A range of passive and active safety systems are standard on all Clios, including lane keep assist, autonomous emergency braking and blindspot monitoring. Traffic sign recognition, 360deg parking cameras and distance warnings also make it one of the most advanced cars in its class. Stop-and-go cruise control will be an option for DCT-equipped cars, and the whole range now includes LED headlights as standard.
“There are features that must be added to get the best safety, but the feedback these systems give isn’t something that NCAP dictates,” Clio product manager Vincent Dubroca said. “We want our customers to be as well informed as possible to the car’s surroundings.
“All Clios have radar, but the fact we display the distance to the car in front on the instrument cluster is something we choose to do. We are able to also add things like stop/start cruise control. Drivers might not know they need it, but it’s beneficial for them.

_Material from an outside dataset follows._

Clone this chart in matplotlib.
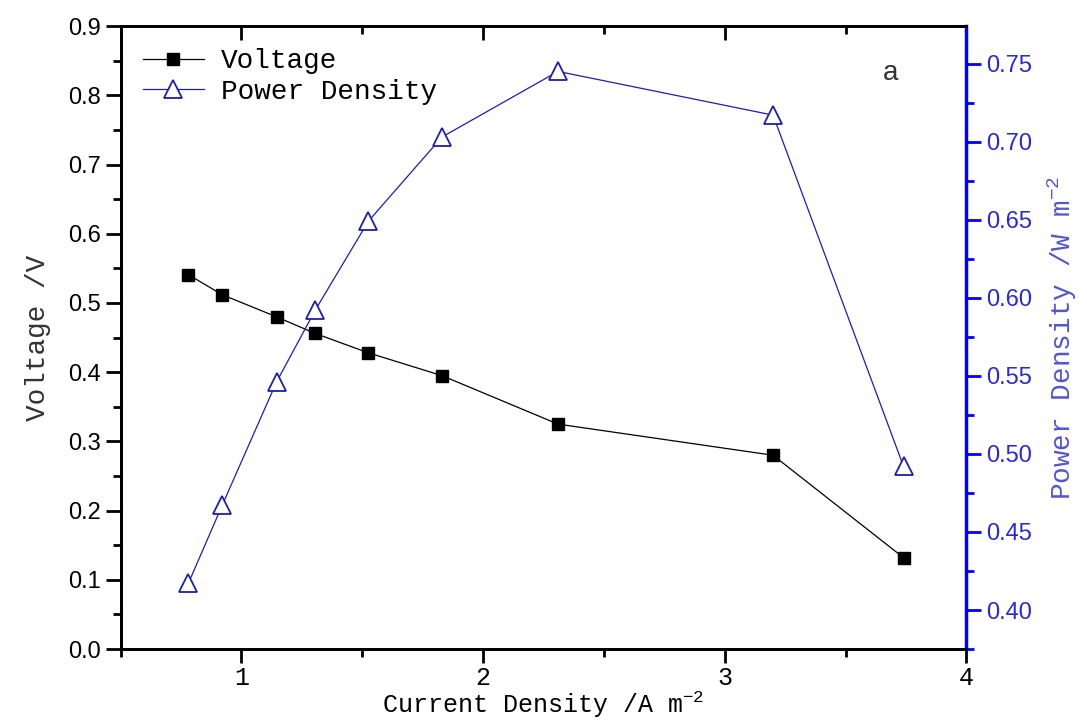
import numpy as np
import matplotlib
matplotlib.use('Agg')
import matplotlib.pyplot as plt
from matplotlib.ticker import MultipleLocator

plt.rcParams['mathtext.default'] = 'regular'

# data
current = [0.78, 0.92, 1.145, 1.305, 1.525, 1.83, 2.31, 3.20, 3.74]
voltage = [0.541, 0.512, 0.480, 0.456, 0.428, 0.395, 0.325, 0.280, 0.132]
power = [0.417, 0.467, 0.546, 0.592, 0.649, 0.703, 0.745, 0.717, 0.492]

mono = 'Liberation Mono'
navy = '#1f1fa0'
blue = '#0000ff'

fig = plt.figure(figsize=(10.87, 7.26), dpi=100, facecolor='white')
ax = fig.add_axes([0.111, 0.106, 0.778, 0.858])
ax2 = ax.twinx()

l1, = ax.plot(current, voltage, color='black', lw=0.9, marker='s', ms=9,
              mfc='black', mec='black', label='Voltage')
l2, = ax2.plot(current, power, color=navy, lw=0.9, marker='^', ms=13,
               mfc='white', mec=navy, mew=1.3, label='Power Density')

ax.set_xlim(0.5, 4.0)
ax.set_ylim(0.0, 0.9)
ax2.set_ylim(0.375, 0.774)

ax.xaxis.set_major_locator(MultipleLocator(1))
ax.xaxis.set_minor_locator(MultipleLocator(0.5))
ax.yaxis.set_major_locator(MultipleLocator(0.1))
ax.yaxis.set_minor_locator(MultipleLocator(0.05))
ax2.yaxis.set_major_locator(MultipleLocator(0.05))
ax2.yaxis.set_minor_locator(MultipleLocator(0.025))
ax.yaxis.set_major_formatter(plt.FormatStrFormatter('%.1f'))
ax2.yaxis.set_major_formatter(plt.FormatStrFormatter('%.2f'))

for s in ['left', 'bottom', 'top']:
    ax.spines[s].set_linewidth(2)
    ax2.spines[s].set_linewidth(2)
ax.spines['right'].set_visible(False)
ax2.spines['right'].set_color(blue)
ax2.spines['right'].set_linewidth(2.5)

ax.tick_params(axis='x', which='major', direction='out', length=10, width=2,
               top=True, labelsize=18, pad=2)
ax.tick_params(axis='x', which='minor', direction='out', length=6, width=2, top=True)
ax.tick_params(axis='y', which='major', direction='out', length=11, width=2,
               labelsize=17, right=False)
ax.tick_params(axis='y', which='minor', direction='out', length=6, width=2, right=False)
for t in ax.get_xticklabels():
    t.set_fontfamily(mono)
for t in ax.get_yticklabels():
    t.set_fontfamily('Liberation Sans')
# top ticks point inward
for tk in ax.xaxis.get_major_ticks() + ax.xaxis.get_minor_ticks():
    tk.tick2line.set_marker(3)

ax2.tick_params(axis='y', which='major', direction='out', length=11, width=2,
                colors=blue, labelsize=17, labelcolor='#2a2ac8')
ax2.tick_params(axis='y', which='minor', direction='out', length=6, width=2, colors=blue)
for t in ax2.get_yticklabels():
    t.set_fontfamily('Liberation Sans')

ax.set_xlabel('Current Density /A m$^{-2}$', fontfamily=mono, fontsize=18, labelpad=0)
ax.set_ylabel('Voltage /V', fontfamily=mono, fontsize=20, color='#333333', labelpad=12)
ax2.set_ylabel('Power Density /W m$^{-2}$', fontfamily=mono, fontsize=20,
               color='#5555cc', labelpad=10)

leg = ax.legend(handles=[l1, l2], loc='upper left', frameon=False,
                prop={'family': mono, 'size': 20}, handlelength=2.2,
                handletextpad=0.6, borderaxespad=0.4, labelspacing=0.15)

ax.text(0.91, 0.925, 'a', transform=ax.transAxes, fontsize=20,
        fontfamily='Liberation Sans', color='#333333', ha='center', va='center')

plt.savefig('out.png', dpi=100)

“Our duty to make driving safer. We know people will do things like check their phones, but this could keep them safe if they decide to break the rules.”
Not all Clio customers are tech lovers, so there needed to be a balance between adding new features and making them easy enough to use. “The trend among automakers is to add more and more features, but sometimes it gets too complicated, so we wanted to have something very simple,” Dubroca explained.
“We use icons for the safety systems, for example, so you can understand easily what will be the impact of selecting early, standard or late lane detection.